The legislation is aimed at saving marine life and waterways polluted by the tiny plastic beads.

The California State Assembly on Tuesday passed a bill restricting the sale of personal care products that contain environmentally hazardous plastic microbeads. The legislation will now head to the desk of Democratic Gov. Jerry Brown.

Assemblyman Richard Bloom (D), the bill’s author, announced the news on Twitter.

Microbeads, commonly found in facial scrubs and toothpastes, don't biodegrade quickly when washed down drains, thus polluting water sources and harming the marine animals that ingest them. If signed into law, Bloom's bill will prohibit "selling or offering for promotional purposes in this state a personal care product containing plastic microbeads that are used to exfoliate or cleanse in a rinse-off product."

The legislation would go into effect on Jan. 1, 2020.

An earlier version of the bill failed in the state Senate on Thursday because of provisions stipulating that only natural products, such as ground walnut shells, could be used as alternatives to microbeads. When proponents of the bill agreed to remove those provisions, the legislation was granted reconsideration and passed in the Senate the following day.

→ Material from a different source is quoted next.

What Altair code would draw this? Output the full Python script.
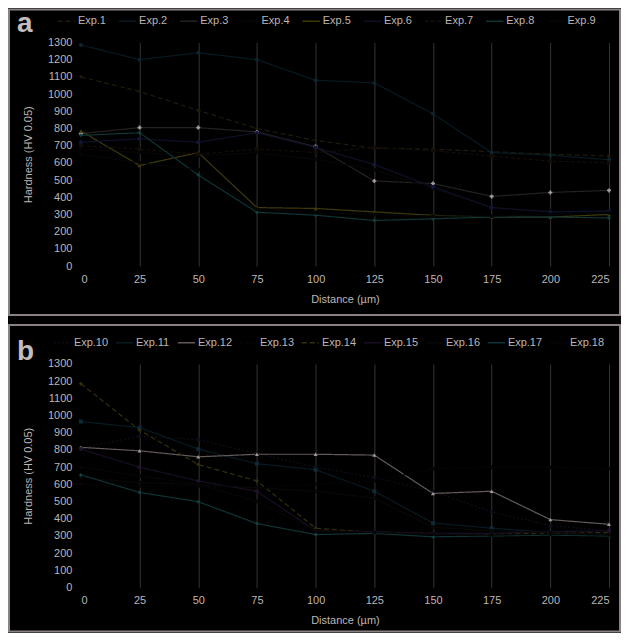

Environmental groups hailed the bill's passage as a major step away from microbeads.

“This legislation will eliminate the billions of plastic microbeads that are dumped into California’s precious freshwater and marine environments every day,” Mark Murray, executive director of Californians Against Waste, said in a statement. “I am confident that, if the governor signs this bill, future generations will look back and wonder why these tiny pieces of plastic were ever even considered for use in products that are designed to be washed down the drain.”

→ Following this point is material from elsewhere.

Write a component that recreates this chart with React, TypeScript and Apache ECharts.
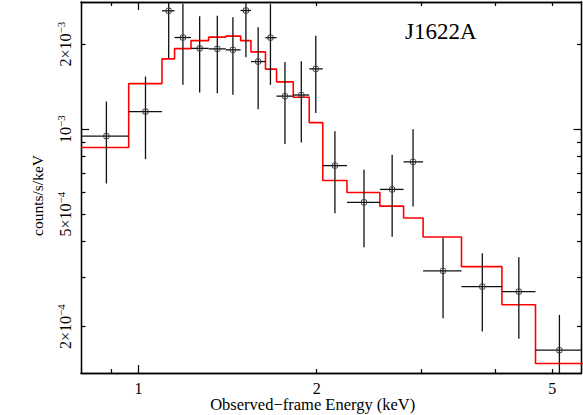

Roberta Larson, executive director of the California Association of Sanitation Agencies, also applauded the bill's passage and warned of the beads' dangers.

“Plastic microbeads can pass through some wastewater treatment plants and make their way into the environment, where they can be harmful to marine life," she said. "Controlling these microbeads at their source is simply good public policy."

A spokesman for the California Manufacturers & Technology Association declined to comment on the bill's passage, but referred The Huffington Post to the group's previous statement expression opposition to the language -- which has since been removed -- banning biodegradable but non-natural alternatives to microbeads.

Stiv J. Wilson, campaigns director at the Story of Stuff Project, told HuffPost that he'll hold the cosmetics industry to a high standard when it comes to which materials are used as alternatives to microbeads.

"California has passed the most responsible legislation in the world, and now industry can't pull a bait and switch," Wilson said. "If they want [to] use biodegradable plastics as alternatives, they are going to have to prove they're safe to the public."

Similar microbead bans are already in place in in Illinois, Maine, New Jersey, Colorado, Indiana and Maryland.